The resources reviewed here clearly offer a first step in the right direction by aiming to reach a wide audience—outside of official curricula—and by familiarizing people with the skills and tools of digital archaeology. Whereas PH only offers straightforward tutorials, PM and ODATE try to capture this bigger picture to some degree. PM includes an extensive section on “Why Model?” that provides a basic introduction to the necessities and potential of modeling approaches in archaeology, combining comprehensive texts, archaeological examples, and intuitive visual interfaces. ODATE goes one step further, providing an accompanying textbook on digital archaeology—but the project still needs to take additional steps if it is to reach its objectives of providing a pedagogical perspective on digital archaeology that goes beyond specific skills to focus on digital learning.

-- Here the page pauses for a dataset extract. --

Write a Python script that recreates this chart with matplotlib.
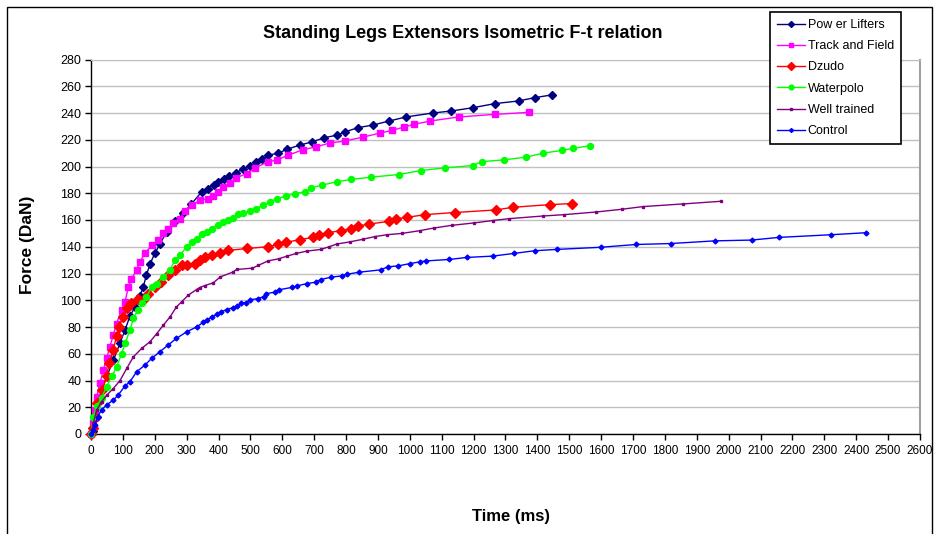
import matplotlib
matplotlib.use("Agg")
import matplotlib.pyplot as plt
from matplotlib.patches import Rectangle

plt.rcParams['font.family'] = ['Liberation Sans', 'DejaVu Sans']

# Power Lifters
t_power = [0, 7, 18, 33, 49, 70, 91, 107, 122, 138, 153, 164, 174, 185, 200, 216, 237, 263, 289, 315,
           347, 367, 385, 399, 417, 433, 454, 477, 498, 519, 537, 556, 587, 616, 655, 694, 732, 772, 798,
           837, 884, 935, 987, 1072, 1130, 1199, 1266, 1341, 1392, 1445]
f_power = [0, 2, 13, 33, 43, 55, 68, 78, 88, 95, 103, 110, 119, 127, 135, 142, 151, 159, 165, 172,
           181, 183.5, 186.5, 188.5, 190.7, 193, 195.4, 198, 200.5, 203, 205.5, 208.4, 210, 213, 216, 218.5,
           221.5, 223.5, 226, 229, 231, 234, 237, 240, 241.5, 244, 247, 249, 251.5, 253.5]

# Track and Field
t_track = [0, 7, 12, 18, 28, 39, 49, 59, 70, 80, 96, 107, 117, 127, 143, 153, 169, 190, 211, 227, 242,
           258, 279, 294, 316, 341, 367, 383, 399, 414, 435, 456, 488, 514, 556, 584, 618, 665, 705, 749,
           796, 853, 907, 944, 982, 1013, 1063, 1153, 1267, 1375]
f_track = [0, 8, 18, 28, 38, 48, 56.5, 65, 74, 82.6, 92.7, 99, 110, 116, 122.5, 128.7, 135, 141, 145, 150,
           153.6, 157.4, 161, 167, 171, 174.7, 176, 178, 181, 184.8, 188, 191.6, 194.7, 199, 203.5, 205,
           208.4, 212.6, 214.6, 217.6, 219, 222, 225, 227, 229.5, 231.5, 234, 237, 239, 240.5]

# Dzudo
t_dzudo = [0, 7, 12, 20, 36, 49, 57, 70, 80, 89, 99, 112, 127, 148, 164, 180, 200, 221, 242, 263, 284,
           300, 326, 341, 357, 378, 404, 430, 488, 556, 587, 613, 655, 697, 714, 743, 783, 817, 837, 873,
           935, 958, 992, 1047, 1141, 1269, 1323, 1439, 1508]
f_dzudo = [0, 4.6, 13, 23, 33, 43, 53, 63, 73, 80, 87.6, 94, 97.6, 100.6, 100, 105, 110, 113.7, 118.7,
           122.5, 126, 126.7, 127.4, 130, 132, 134, 135.4, 137.2, 138.7, 140, 141.7, 143.4, 145.3, 147,
           148.8, 150.5, 152, 153.6, 155.5, 157, 159, 161, 162, 164, 165.6, 167.5, 169.5, 171.5, 172.3]

# Waterpolo
t_water = [0, 7, 18, 33, 49, 65, 80, 96, 107, 122, 133, 148, 159, 174, 190, 206, 227, 248, 263, 279, 300,
           316, 331, 347, 363, 378, 399, 414, 430, 446, 462, 477, 498, 517, 540, 561, 582, 613, 640, 671,
           691, 723, 771, 817, 878, 965, 1035, 1110, 1197, 1226, 1296, 1365, 1418, 1477, 1512, 1566]
f_water = [0, 13, 20.6, 27, 35.5, 43, 50, 60, 67.7, 77.7, 86.4, 93, 97.6, 102.5, 110, 112.5, 117.5, 122.5,
           130, 133.7, 140, 143.6, 146, 149.4, 151, 153.6, 156.6, 158.6, 160.3, 161.8, 164.3, 165.3, 166.8,
           168.5, 171, 173.6, 176, 177.8, 179.8, 181, 184, 186, 188.6, 190.4, 192, 194, 197, 199, 200.7,
           203.6, 205, 207, 210, 212, 213.6, 215.5]

# Well trained
t_well = [0, 7, 18, 33, 49, 70, 91, 112, 133, 159, 185, 206, 227, 248, 268, 284, 305, 331, 341, 357, 383,
          406, 444, 457, 506, 524, 555, 589, 615, 644, 676, 721, 747, 770, 811, 853, 890, 929, 976, 1031,
          1075, 1131, 1201, 1260, 1311, 1418, 1484, 1585, 1664, 1730, 1856, 1976]
f_well = [0, 8, 18, 24, 29, 34, 40, 49, 57.7, 64, 69, 75, 81.4, 87.6, 95, 98.8, 103.8, 108, 109.5, 111,
          113, 117.5, 121, 123, 124, 126, 129.4, 131, 133, 135, 136.7, 138, 140, 142, 143.6, 145.6, 147.6,
          149, 150, 152, 154, 156, 157.8, 159.6, 161, 163, 164, 166, 168, 170, 172, 174]

# Control
t_ctrl = [0, 7, 12, 21, 33, 49, 70, 85, 107, 122, 143, 169, 190, 216, 242, 268, 300, 331, 352, 363, 378,
          394, 409, 425, 446, 459, 472, 485, 500, 524, 543, 550, 576, 589, 630, 647, 678, 705, 721, 754,
          787, 804, 842, 908, 931, 964, 1000, 1031, 1050, 1124, 1178, 1260, 1326, 1391, 1460, 1598, 1710,
          1818, 1956, 2072, 2158, 2322, 2431]
f_ctrl = [0, 3, 6.7, 13, 18, 21.7, 25.4, 29, 36, 39, 46.5, 51.5, 56.5, 61.5, 66.5, 71.5, 76.4, 80, 83.5,
          85, 87.5, 89.4, 91.4, 93, 94.5, 95.6, 97.6, 98.3, 100.3, 101.3, 102.8, 105, 106, 107.8, 109.6,
          110.8, 112.5, 113.5, 115.5, 117.3, 118.2, 119.5, 121, 122.7, 125, 125.7, 127.4, 128.7, 129.4,
          130.5, 132, 133, 135, 137, 138, 139.6, 141.7, 142.4, 144.4, 145, 147, 149, 150.5]

x_ticks = list(range(0, 2601, 100))
y_ticks = list(range(0, 281, 20))

W, H = 937, 534
fig = plt.figure(figsize=(W / 100, H / 100), dpi=100)
ax = fig.add_axes([91 / W, 1 - 434 / H, (920 - 91) / W, (434 - 59.5) / H])

# series: (label, t, f, color, marker, markersize)
series = [
    ("Pow er Lifters", t_power, f_power, "#000080", "D", 3.8),
    ("Track and Field", t_track, f_track, "#FF00FF", "s", 4.2),
    ("Dzudo", t_dzudo, f_dzudo, "#FF0000", "D", 5.0),
    ("Waterpolo", t_water, f_water, "#00FF00", "o", 4.3),
    ("Well trained", t_well, f_well, "#800080", "s", 2.0),
    ("Control", t_ctrl, f_ctrl, "#0000FF", "D", 2.5),
]
for label, t, f, c, m, ms in series:
    ax.plot(t, f, color=c, marker=m, markersize=ms, linewidth=1, label=label, clip_on=False, zorder=3)

ax.set_xlim(0, 2600)
ax.set_ylim(0, 280)
ax.set_xticks(x_ticks)
ax.set_yticks(y_ticks)
ax.tick_params(axis='both', direction='out', length=4, width=1, pad=3, color='black')
ax.tick_params(axis='x', labelsize=8.5, pad=4)
ax.tick_params(axis='y', labelsize=9)
ax.grid(axis='y', color='#c0c0c0', linewidth=1)
ax.set_axisbelow(True)
for s in ['left', 'bottom']:
    ax.spines[s].set_color('black')
    ax.spines[s].set_linewidth(1)
ax.spines['top'].set_color('#c0c0c0')
ax.spines['right'].set_color('#a0a0a0')
ax.spines['right'].set_linewidth(1.5)

# outer chart frame
fig.add_artist(Rectangle((7 / W, -0.05), (932 - 7) / W, 1 - 6.7 / H + 0.05, transform=fig.transFigure,
                         fill=False, edgecolor='black', linewidth=1))

fig.text(463 / W, 1 - 33 / H, "Standing Legs Extensors Isometric F-t relation",
         ha='center', va='center', fontsize=13, fontweight='bold')
fig.text(28 / W, 1 - 245 / H, "Force (DaN)", rotation=90, ha='center', va='center',
         fontsize=12.5, fontweight='bold')
fig.text(511 / W, 1 - 516 / H, "Time (ms)", ha='center', va='center', fontsize=12, fontweight='bold')

leg = ax.legend(loc='upper left', bbox_to_anchor=(769.7 / W, 1 - 12 / H), bbox_transform=fig.transFigure,
                fontsize=9, frameon=True, fancybox=False, framealpha=1, edgecolor='black',
                handlelength=2.3, handletextpad=0.2, borderpad=0.55, labelspacing=0.74,
                borderaxespad=0, markerscale=0.8)
leg.get_frame().set_linewidth(1.2)
leg.set_zorder(10)

fig.savefig("out.png", dpi=100)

Ultimately, the way forward for digital archaeology will be driven by a combination of the increasing availability of digital resources and a renewed focus on the wider epistemological ramifications of doing digital archaeology, as well as changing mentalities in educational practices. These changing mentalities must explicitly involve a focus on extended learning trajectories that go beyond the cut-and-paste application of individual techniques and move toward developing digitally informed habits of thought. Once we succeed in making this transition, digital archaeology can perhaps finally fulfill its potential as a core nexus in the present and future of our discipline.